How to Calculate End-of-Year Retained Earnings
Learn to precisely calculate end-of-year retained earnings. This guide offers a clear, step-by-step approach to this key financial metric.
Learn to precisely calculate end-of-year retained earnings. This guide offers a clear, step-by-step approach to this key financial metric.
Retained earnings represent the cumulative net profits a business has kept and reinvested rather than distributing to its owners. This accumulated profit plays an important role in a company’s financial health, indicating the portion of earnings available for future growth, debt repayment, or other strategic investments.
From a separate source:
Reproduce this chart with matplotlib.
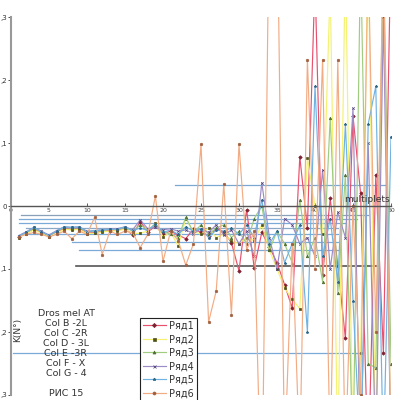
import matplotlib
matplotlib.use('Agg')
import matplotlib.pyplot as plt
import numpy as np

xs = np.arange(1, 51)

r1 = [-0.049,-0.043,-0.037,-0.042,-0.048,-0.041,-0.036,-0.037,-0.036,-0.043,
      -0.042,-0.040,-0.039,-0.038,-0.036,-0.046,-0.025,-0.041,-0.032,-0.044,
      -0.040,-0.046,-0.052,-0.036,-0.042,-0.047,-0.036,-0.041,-0.058,-0.103,
      -0.006,-0.098,-0.042,-0.065,-0.090,-0.125,-0.162, 0.078,-0.035, 0.360,
      -0.110, 0.012,-0.095,-0.210, 0.143, 0.020,-0.420, 0.050,-0.233, 0.420]
r2 = [-0.050,-0.044,-0.038,-0.043,-0.049,-0.043,-0.037,-0.038,-0.037,-0.044,
      -0.043,-0.041,-0.040,-0.039,-0.037,-0.044,-0.043,-0.040,-0.027,-0.049,
      -0.042,-0.063,-0.020,-0.040,-0.045,-0.035,-0.050,-0.045,-0.055,-0.060,
      -0.050,-0.055,-0.030,-0.070,-0.100,-0.130,-0.148,-0.163, 0.076, 0.000,
      -0.045, 0.350,-0.400, 0.400,-0.400,-0.233, 0.400,-0.400, 0.400,-0.400]
r3 = [-0.048,-0.042,-0.035,-0.041,-0.047,-0.040,-0.034,-0.035,-0.034,-0.041,
      -0.040,-0.039,-0.037,-0.037,-0.034,-0.040,-0.030,-0.038,-0.030,-0.040,
      -0.045,-0.050,-0.018,-0.042,-0.030,-0.045,-0.035,-0.030,-0.050,-0.040,
      -0.060,-0.020, 0.000,-0.070,-0.040,-0.060,-0.090, 0.010,-0.080,-0.050,
      -0.120, 0.140,-0.138, 0.050,-0.400, 0.400,-0.250,-0.257, 0.400,-0.250]
r4 = [-0.047,-0.041,-0.034,-0.040,-0.046,-0.039,-0.033,-0.034,-0.033,-0.040,
      -0.039,-0.038,-0.036,-0.036,-0.033,-0.038,-0.022,-0.036,-0.034,-0.038,
      -0.036,-0.040,-0.038,-0.044,-0.036,-0.042,-0.030,-0.046,-0.038,-0.060,
      -0.040,-0.080, 0.037,-0.050,-0.100,-0.020,-0.030,-0.060,-0.050,-0.080,
       0.057,-0.100,-0.010,-0.050, 0.155,-0.400, 0.100,-0.400, 0.300,-0.400]
r5 = [-0.048,-0.042,-0.034,-0.041,-0.047,-0.040,-0.033,-0.034,-0.033,-0.041,
      -0.039,-0.038,-0.037,-0.037,-0.033,-0.039,-0.035,-0.039,-0.028,-0.042,
      -0.038,-0.045,-0.033,-0.040,-0.036,-0.050,-0.038,-0.040,-0.035,-0.045,
      -0.030,-0.050, 0.010,-0.060,-0.040,-0.090,-0.060,-0.030,-0.200, 0.190,
      -0.080,-0.020,-0.120, 0.130,-0.150,-0.400, 0.130, 0.190,-0.400, 0.110]
r6 = [-0.049,-0.045,-0.042,-0.045,-0.049,-0.045,-0.040,-0.052,-0.040,-0.045,
      -0.018,-0.077,-0.040,-0.045,-0.040,-0.042,-0.066,-0.045, 0.016,-0.088,
      -0.040,-0.055,-0.094,-0.060, 0.098,-0.184,-0.135, 0.035,-0.173, 0.098,
      -0.070,-0.040,-0.500, 0.500, 0.500,-0.400,-0.060,-0.400, 0.232,-0.100,
       0.232,-0.400, 0.232,-0.400, 0.000,-0.300, 0.400,-0.200, 0.400,-0.400]

series = [r1, r2, r3, r4, r5, r6]
names = ['Ряд1', 'Ряд2', 'Ряд3', 'Ряд4', 'Ряд5', 'Ряд6']
colors = ['#e8506e', '#f4f270', '#a0cc80', '#9c8cc6', '#70b2e2', '#f2ac84']
mcolors = ['#802030', '#505018', '#4c7030', '#504078', '#306888', '#a06040']
markers = ['D', 's', '^', 'x', '*', 'o']

# horizontal level lines: value, x from, x to
hl_val = [0.033, -0.014, -0.020, -0.027, -0.035, -0.045, -0.057, -0.070, -0.095, -0.233]
hl_x0 = [21.6, 1.3, 1.0, 1.0, 2.0, 1.5, 8.0, 9.0, 8.6, 0.3]
hl_x1 = [49.2, 47.0, 45.5, 44.0, 43.0, 43.0, 43.0, 43.0, 48.3, 46.0]
hl_col = ['#7aa8d0', '#8aa0b8', '#7aaad8', '#7aaad8', '#8aa8c8', '#7aaad8',
          '#7aaad8', '#7aaad8', '#555555', '#7aaad8']

fig = plt.figure(figsize=(4, 4), dpi=100)
ax = fig.add_axes([11/400, 5/400, 380/400, 378/400])

for v, a, b, c in zip(hl_val, hl_x0, hl_x1, hl_col):
    ax.plot([a, b], [v, v], color=c, lw=0.9 if c != '#555555' else 1.2, zorder=1)

for s, n, c, mc, m in zip(series, names, colors, mcolors, markers):
    ax.plot(xs, s, color=c, lw=0.85, marker=m, ms=1.8, mfc=mc, mec=mc,
            mew=0.5, label=n, zorder=2)

ax.set_xlim(0, 50)
ax.set_ylim(-0.3, 0.3)
ax.spines['top'].set_visible(False)
ax.spines['right'].set_visible(False)
ax.spines['bottom'].set_position(('data', 0))
ax.spines['bottom'].set_color('#555555')
ax.spines['bottom'].set_linewidth(1.0)
ax.spines['left'].set_color('#999999')
ax.spines['left'].set_linewidth(1.5)

ax.set_xticks(range(0, 51, 5))
ax.tick_params(axis='x', labelsize=4.5, colors='#444444', length=2, width=0.6,
               direction='in', pad=1.5)
ax.set_yticks([0.3, 0.2, 0.1, 0, -0.1, -0.2, -0.3])
ax.set_yticklabels([',3', ',2', ',1', '0', ',1', ',2', ',3'])
ax.tick_params(axis='y', labelsize=5, colors='#333333', length=2, width=0.6,
               direction='out', pad=1)

ax.text(49.8, 0.003, 'multiplets', fontsize=6.5, ha='right', va='bottom',
        color='#333333', zorder=4)

fig.text(18/400, 1 - 330/400, 'K(N°)', rotation=90, fontsize=6.5,
         ha='center', va='center', color='#333333')
info = ['Dros mel AT', 'Col B -2L', 'Col C -2R', 'Col D - 3L', 'Col E -3R',
        'Col F - X', 'Col G - 4', '', 'РИС 15']
for k, t in enumerate(info):
    fig.text(66/400, 1 - (313 + 10*k)/400, t, fontsize=6.8, ha='center',
             va='center', color='#333333')

leg = fig.legend(loc='upper left', bbox_to_anchor=(135/400, 1 - 313/400),
                 fontsize=7, frameon=True, fancybox=False, edgecolor='#222222',
                 framealpha=1, handlelength=2.4, labelspacing=0.36,
                 borderpad=0.3, handletextpad=0.3, markerscale=1.2)
leg.get_frame().set_linewidth(0.8)
for t in leg.get_texts():
    t.set_color('#333333')

fig.savefig('out.png', dpi=100)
The calculation of end-of-year retained earnings requires three specific financial figures. Beginning retained earnings represents the total accumulated earnings a company has held onto from all prior accounting periods up to the start of the current period. This figure reflects the company’s historical profitability and its past decisions regarding profit distribution.
Net income or net loss for the current accounting period is another component. Net income signifies the profit a company generates after all expenses, including taxes, have been deducted from its revenues. Conversely, a net loss indicates that a company’s expenses exceeded its revenues during the period, thereby reducing its overall accumulated earnings.
Dividends paid during the current period are the third component. Dividends are distributions of a company’s profits to its shareholders. These payments reduce the amount of earnings available for reinvestment within the company, directly impacting the retained earnings balance.
Calculating end-of-year retained earnings involves a straightforward formula that integrates these three components. The formula is: Beginning Retained Earnings + Net Income (or – Net Loss) – Dividends = End-of-Year Retained Earnings.
To illustrate, consider a business that started the year with $150,000 in retained earnings. Throughout the year, this business generated a net income of $75,000, reflecting its profitability after all operational costs and taxes. During the same period, the company distributed $20,000 in dividends to its shareholders.
Applying the formula, you would add the net income to the beginning retained earnings: $150,000 (Beginning Retained Earnings) + $75,000 (Net Income) = $225,000. From this sum, you then subtract the dividends paid: $225,000 – $20,000 (Dividends) = $205,000. Therefore, the end-of-year retained earnings for this business would be $205,000.
Locating the necessary financial figures for the retained earnings calculation involves examining a company’s primary financial statements, which are prepared according to generally accepted accounting principles (GAAP). The beginning retained earnings can be found in the equity section of the prior period’s Balance Sheet. Alternatively, this figure is presented at the start of the Statement of Retained Earnings or the Statement of Shareholders’ Equity.
The net income or net loss for the current period is reported on the Income Statement, often referred to as the “bottom line” as it is the final figure after all revenues and expenses are accounted for. This statement summarizes a company’s financial performance over a specific time frame, such as a quarter or a year.
Information regarding dividends paid can be located in several places within the financial statements. Dividends are detailed on the Statement of Retained Earnings or the Statement of Shareholders’ Equity, showing their impact on the retained earnings balance. Additionally, dividend payments are reported as a cash outflow in the financing activities section of the Statement of Cash Flows. In some instances, details about dividends may also be found in the notes accompanying the financial statements.